Newsday reports March 15 that militant settlers gathered at the Hebron tomb of Baruch Goldstein to mark the 11th anniversary of his massacre of 29 Palestinians as they prayed at the Tomb of Patriarchs, where Abraham is believed to be buried. (The 39-year-old native Brooklynite was beaten to death by survivors.) A photo accompanying the story shows one settler reverentially kissing Goldstein's tomb. The gathering served as a rallying point for settlers pledging to resist any attempt to evacuate them from the Occupied Territories. Israeli security services are said to be bracing for a violent backlash from the armed settler right.
A short commentary piece in Israel's largest circulation daily Yediot Aharonot claimed March 10 that armed youth are hitch hiking to Gush Katif, the illegal Jewish settlement bloc in the occupied southern Gaza Strip, where they are being hosted by the local community, sometimes sleeping out, and preparing for confrontation with the army to come. They say they will stop the disengagment with their bodies. No one's stopping them from entering the Gush bloc. (Of course if they were left activists the area would be declared a "closed military zone" and they wouldn't be allowed in- WW4). They were wearing batik shirts, sported rasta-locks, and brought thier sleeping bags. They're hippies, yet they have M16s, Yediot commentator Zeev Tsachor noted with some irony.
From JTA, March 4:
Israeli troops wearing video screens
Israeli troops have been outfitted with tiny video screens on their wrists.
The screens display video shot by unmanned airplanes, helping troops identify and strike targets. The technology has been used for about a year, but was kept secret until the company that developed it, Elisra Group's Tadiran Electronic Systems and Tadiran Spectralink companies, spoke to reporters about it this week.
Shaba'a Farms is a small area occupied by Israel adjacent to the Golan Heights, which is part of Syria and occupied by Israel since 1967. Hezbollah claims the Farms are part of Lebanon, and uses this claim to justify its continued armed resistance, and confrontational posture with Israel, as it points out all of Lebanon is not liberated as long as Shaba'a is occupied. The UN believes the area is part of Syria, and in resolution 1559 calls for the disarmament of all Lebanese factions.
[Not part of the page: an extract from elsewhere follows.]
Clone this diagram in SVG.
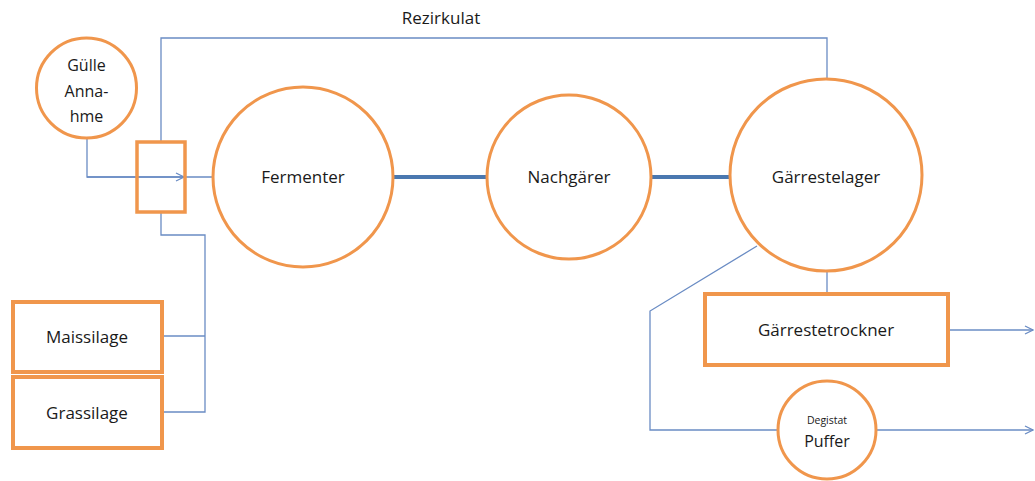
<svg xmlns="http://www.w3.org/2000/svg" width="1035" height="481" viewBox="0 0 1035 481">
  <style>
    .node { fill: #ffffff; stroke: #f0964c; stroke-width: 3; }
    .box { fill: #ffffff; stroke: #f0964c; stroke-width: 4; }
    .pipe { fill: none; stroke: #6a8cc4; stroke-width: 1.3; }
    .main { fill: none; stroke: #4a78b0; stroke-width: 4; }
    .lbl { font-family: "Open Sans", "Liberation Sans", sans-serif; font-size: 17px; fill: #1a1a1a; text-anchor: middle; }
  </style>
  <defs>
    <marker id="open" viewBox="0 0 10 10" refX="9" refY="5" markerWidth="10" markerHeight="10" markerUnits="userSpaceOnUse" orient="auto">
      <path d="M1,1 L9,5 L1,9" fill="none" stroke="#6a8cc4" stroke-width="1.3"/>
    </marker>
  </defs>

  <!-- connectors -->
  <g id="connectors">
    <path class="pipe" d="M161,141 V38 H827 V78"/>
    <path class="pipe" d="M87,138 V177 H215"/>
    <path class="pipe" d="M87,177 H184" marker-end="url(#open)"/>
    <path class="pipe" d="M161,213 V235 H205 V412 H163"/>
    <path class="pipe" d="M163,336 H205"/>
    <path class="main" d="M393,177 H487"/>
    <path class="main" d="M651,177 H731"/>
    <path class="pipe" d="M827,270 V294"/>
    <path class="pipe" d="M948,330 H1033" marker-end="url(#open)"/>
    <path class="pipe" d="M757,246 L650,311 V430 H778"/>
    <path class="pipe" d="M877,430 H1033" marker-end="url(#open)"/>
  </g>

  <text class="lbl" x="441" y="24">Rezirkulat</text>

  <g id="guelle">
    <circle class="node" cx="86.5" cy="88" r="50"/>
    <text class="lbl" x="86.5" y="71" style="font-size:16px">Gülle</text>
    <text class="lbl" x="86.5" y="97" style="font-size:16px">Anna-</text>
    <text class="lbl" x="86.5" y="122" style="font-size:16px">hme</text>
  </g>

  <g id="mixer">
    <rect x="137" y="142" width="48" height="70" fill="none" stroke="#f0964c" stroke-width="3.5"/>
  </g>

  <g id="fermenter">
    <circle class="node" cx="303" cy="177" r="90"/>
    <text class="lbl" x="303" y="183">Fermenter</text>
  </g>

  <g id="nachgaerer">
    <circle class="node" cx="569" cy="177" r="82"/>
    <text class="lbl" x="569" y="183">Nachgärer</text>
  </g>

  <g id="gaerrestelager">
    <circle class="node" cx="826" cy="175" r="96"/>
    <text class="lbl" x="826" y="183">Gärrestelager</text>
  </g>

  <g id="maissilage">
    <rect class="box" x="13" y="302" width="149" height="70"/>
    <text class="lbl" x="87" y="343">Maissilage</text>
  </g>

  <g id="grassilage">
    <rect class="box" x="13" y="377" width="149" height="71"/>
    <text class="lbl" x="87" y="419">Grassilage</text>
  </g>

  <g id="trockner">
    <rect class="box" x="705" y="294" width="243" height="71"/>
    <text class="lbl" x="826" y="336">Gärrestetrockner</text>
  </g>

  <g id="puffer">
    <circle class="node" cx="827" cy="430" r="49"/>
    <text class="lbl" x="827" y="424" style="font-size:10.5px">Degistat</text>
    <text class="lbl" x="827" y="447" style="font-size:16px">Puffer</text>
  </g>
</svg>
Thousands of protesters defied a ban on public gatherings in downtown Beirut as Lebanon's pariliament began a firey debate on who was responsibile for the Feb. 14 car-bomb assassination of former prime minister Rafik Hariri. Demanding the government resign, protesters chanted "Syria get out!" and "Freedom, sovereignty, independence!" Violence was feared as pro-Syria demonstrators converged nearby to protest the visit by US deputy decretary of state David Satterfield.
Israel's Prime Minister Ariel Sharon implicated Syria in the Feb. 25 suicide bombing of a Tel Aviv nightclub that left four dead, after the group Islamic Jihad, which maintains a Damascus office, claimed responsibility. "The terrorist attack was perpetrated by members of Islamic Jihad. Thre orders came from Islamic Jihad elements in Syria," he said.
An article in Ha'aretz Jan. 30 says that Israeli Attorney General Menachem Mazuz has approved the government's application of its 1950 Absentee Property Law to confiscate about one half of Palestinian-owned land in East Jerusalem. Thousands of Palestinians who live elsewhere in the West Bank and are cut off from their lands by the Separation Wall are having their lands and property seized on the grounds that they don't live in Israel. Israel plans to redistribute the confiscated land to Jews only. The decision was made secretly by the government in July. The Absentee law stipulates that those whose land is confiscated have no right to appeal the action, nor any right to compensation. According to the lawyer representing some of those who are losing property, Israel plans to colonize E. Jerusalem's Muslim Quarter as well.